The momentum of one-tonne ute sales in Australia is showing no signs of slowing and the car makers are responding with fresh offerings in a number of segments throughout the next 12 months. In addition to the range of light updates and all-new introductions, other light commercial segments will be included, with electrification starting to proliferate the traditionally diesel-powered realm.
Here are the key new models to watch out for in 2019.
A major update and facelift of the fifth-generation ute.
It’s not quite a full new model but with more than 2400 changes including new sheet metal, updated six-speed auto, more cabin equipment and safety tech, the 2019 version is significantly different. A new flagship is also expected at a later date bringing a tough truck rival to the Ranger Wildtrak and HSV Sportscat.
Returning South Korean ute brings sharp pricing, neat features and class-leading warranty
After a two-year hiatus, SsangYong is back on Australian turf with a factory backed operation and a four-model assault for its relaunch. Leading that charge is the Musso one tonner, which makes a good case for itself with standard AEB, enticing prices and an unbeatable seven-year warranty.
V6 diesel joins the Mercedes ute range to worry the as-yet unchallenged Volkswagen Amarok
Rivals: Volkswagen Amarok, Ford Ranger Raptor, Toyota Hilux
Due date: January
Until now, Volkswagen has claimed the title as Australia’s most powerful one-tonner, but the arrival of the Mercedes X350d returns V6 fire with 190kW and 550Nm of torque. It’s pricey but the German car maker is kitting it out with the goods to match.
Iconic workhorse plugs into the 21st century
Rivals: Toyota Hiace, Volkswagen Crafter, Hyundai iLoad, Mercedes Sprinter
Due date: August
It’s not quite confirmed for Australia at the time of writing, but Ford says the first electrified version of the humble Transit in more than half a century is under consideration. If green Transit power gets the green light for local sale, it will touch down in the second half of the year. As for competition, there’s not a lot of electrified commercial vehicle action in Australia with only the Renault Kangoo ZE full EV (and Mitsubishi Outlander PHEV at a push) to apply any pressure... for now.
Renault joins the one-tonne ute revolution at last, but is it fashionably late?
Price: $26,000 to $55,000 (estimated)
Rivals: Toyota Hilux, Nissan Navara, Isuzu D-Max, Ford Ranger, Holden Colorado, Mazda BT-50
Due date: December
After a protracted gestation and a drawn out arrival date, it looks like Renault will finally weigh into the potentially lucrative dual-cab ute contest on red dirt. Like the Mercedes-Benz X-Class, the Alaskan also takes its underpinnings from the popular Nissan Navara, and although exact Australian specifications are yet to be confirmed, it’s likely the French contender will offer a high-end version with lots of kit as well as a more affordable workhorse at the entry point.

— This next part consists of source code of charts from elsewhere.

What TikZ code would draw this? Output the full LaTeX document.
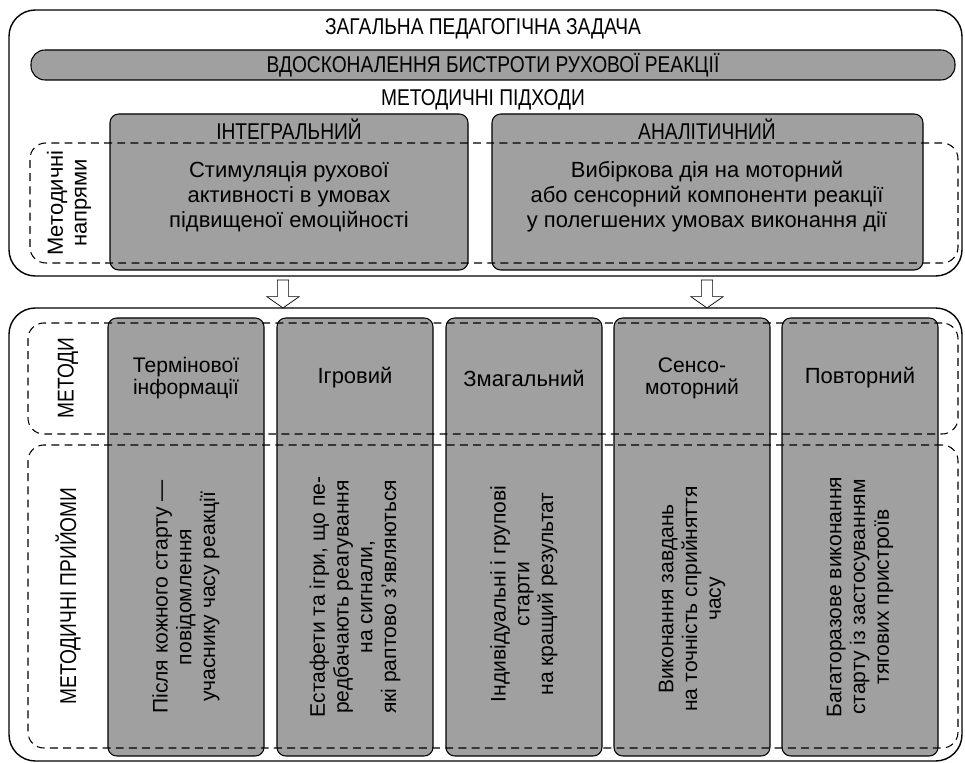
\documentclass[tikz,border=0pt]{standalone}
\usepackage{fontspec}
\setmainfont{Liberation Sans}
\newfontfamily\narrowfont[FakeStretch=0.84]{Liberation Sans}
\usetikzlibrary{fit,shapes.arrows,positioning}
\definecolor{shade}{HTML}{A0A0A0}

\begin{document}
\begin{tikzpicture}[x=0.02cm,y=-0.02cm,
  frame/.style={draw,thick,rounded corners=15pt,inner sep=0pt},
  greybox/.style={draw,semithick,fill=shade,rounded corners=5pt,inner sep=0pt},
  dashbox/.style={draw,semithick,dash pattern=on 4.5pt off 3pt,rounded corners=9pt,inner sep=0pt},
  head/.style={font=\narrowfont\fontsize{13}{14}\selectfont},
  txt/.style={font=\fontsize{12.5}{14.3}\selectfont,align=center},
  coltxt/.style={font=\fontsize{12}{13.5}\selectfont,align=center,rotate=90},
  downarrow/.style={single arrow,draw,fill=white,rotate=-90,inner sep=3pt,
    single arrow head extend=6pt,single arrow head indent=0pt,
    single arrow tip angle=110,minimum height=0.56cm}]

\useasboundingbox (0,0) rectangle (965,763);

% upper part
\node[frame,fit={(9,10) (962,276)}] (upper) {};
\node[head] (task) at (483,29) {ЗАГАЛЬНА ПЕДАГОГІЧНА ЗАДАЧА};
\node[greybox,rounded corners=8pt,fit={(31,50) (955,80)}] (banner) {};
\node[head] at (banner) {ВДОСКОНАЛЕННЯ БИСТРОТИ РУХОВОЇ РЕАКЦІЇ};
\node[head] (approach) at (483,100) {МЕТОДИЧНІ ПІДХОДИ};

\node[greybox,fit={(110,114) (468,270)}] (integ) {};
\node[greybox,fit={(492,114) (923,270)}] (anal) {};
\node[head] at (289,129) {ІНТЕГРАЛЬНИЙ};
\node[head] at (707,129) {АНАЛІТИЧНИЙ};
\node[txt] at (289,197) {Стимуляція рухової\\активності в умовах\\підвищеної емоційності};
\node[txt] at (707,197) {Вибіркова дія на моторний\\або сенсорний компоненти реакції\\у полегшених умовах виконання дії};

\node[dashbox,fit={(30,143) (958,263)}] (dirs) {};
\node[txt,rotate=90,font=\fontsize{12.5}{13.5}\selectfont] at (69,203) {Методичні\\напрями};

% lower part
\node[frame,fit={(9,308) (962,761)}] (lower) {};

\node[downarrow] (arr1) at (283,292) {};
\node[downarrow] (arr2) at (707,292) {};

\foreach \n/\x in {1/108,2/277,3/446,4/614,5/782}
  \node[greybox,fit={(\x,318) (\x+156,756)}] (col\n) {};

\node[dashbox,fit={(28,323) (958,434)}] (methods) {};
\node[dashbox,fit={(28,445) (958,748)}] (tricks) {};
\node[head,rotate=90] at (68,378) {МЕТОДИ};
\node[head,rotate=90] at (68,596) {МЕТОДИЧНІ ПРИЙОМИ};

\node[txt,font=\fontsize{12}{12.5}\selectfont] at (col1 |- 0,378) {Термінової\\інформації};
\node[txt] at (col2 |- 0,378) {Ігровий};
\node[txt] at (col3 |- 0,378) {Змагальний};
\node[txt,font=\fontsize{12}{12.5}\selectfont] at (col4 |- 0,378) {Сенсо-\\моторний};
\node[txt] at (col5 |- 0,378) {Повторний};

\node[coltxt] at (col1 |- 0,597) {Після кожного старту —\\повідомлення\\учаснику часу реакції};
\node[coltxt] at (col2 |- 0,597) {Естафети та ігри, що пе-\\редбачають реагування\\на сигнали,\\які раптово з’являються};
\node[coltxt] at (col3 |- 0,594) {Індивідуальні і групові\\старти\\на кращий результат};
\node[coltxt] at (col4 |- 0,599) {Виконання завдань\\на точність сприйняття\\часу};
\node[coltxt] at (col5 |- 0,597) {Багаторазове виконання\\старту із застосуванням\\тягових пристроїв};

\end{tikzpicture}
\end{document}
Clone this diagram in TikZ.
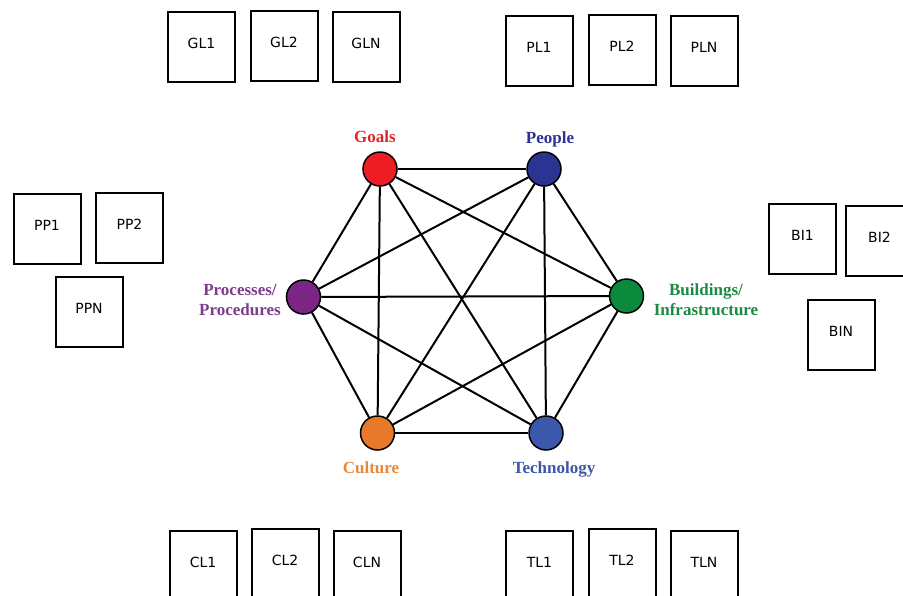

Baby of the Ram range gets a more manageable thirst without sacrificing grunt
Price: $95,000 (estimate)
Rivals: Ford Ranger Raptor, Chevrolet Silverado, Volkswagen Amarok V6
Due date: January/February
From launch, the smallest Ram in the line-up was available only with gas-guzzling V8 power, which likely put off a few fence-sitting fans. A V6 diesel version is on the way and it compromises little for the extra efficiency. Exact output figures are yet to be finalised for the Australian launch but the 3.0-litre V6 turbocharged diesel could produce up to 200kW and 600Nm. That compares with the current 5.7-litre V8 which pushes out 291kW and 556Nm.
Long-rumoured Wrangler-based pick-up finally confirmed with badass name.
Price $60,000 (estimated)
Rivals: Ram 1500, Ford Ranger Wildtrak, Mercedes X-Class
Due date: Late 2019
Details are light on the ground at the time of writing but Jeep’s late offering in the one-tonne market will bring a more style-focused option in a carpark occupied by many forgettable designs. What is known is that the Gladiator will be mechanically almost identical to the all-new Wrangler, which is known for its go-anywhere capability. Expect Jeep’s first ute in years to be an authority when the paved road ends.
There’s no denying the Californian start-up tech company’s ability to surprise and produce notable vehicles in a relatively short development period. But seemingly ambitious statements from outspoken founder Elon Musk should also be taken with a grain of salt. And the same goes for Tesla’s plans to produce a pick-up or ute-like model. If one does eventuate, it’ll likely arrive with similarly record-breaking performance as the rest of its line-up. Emphasis on ‘if’.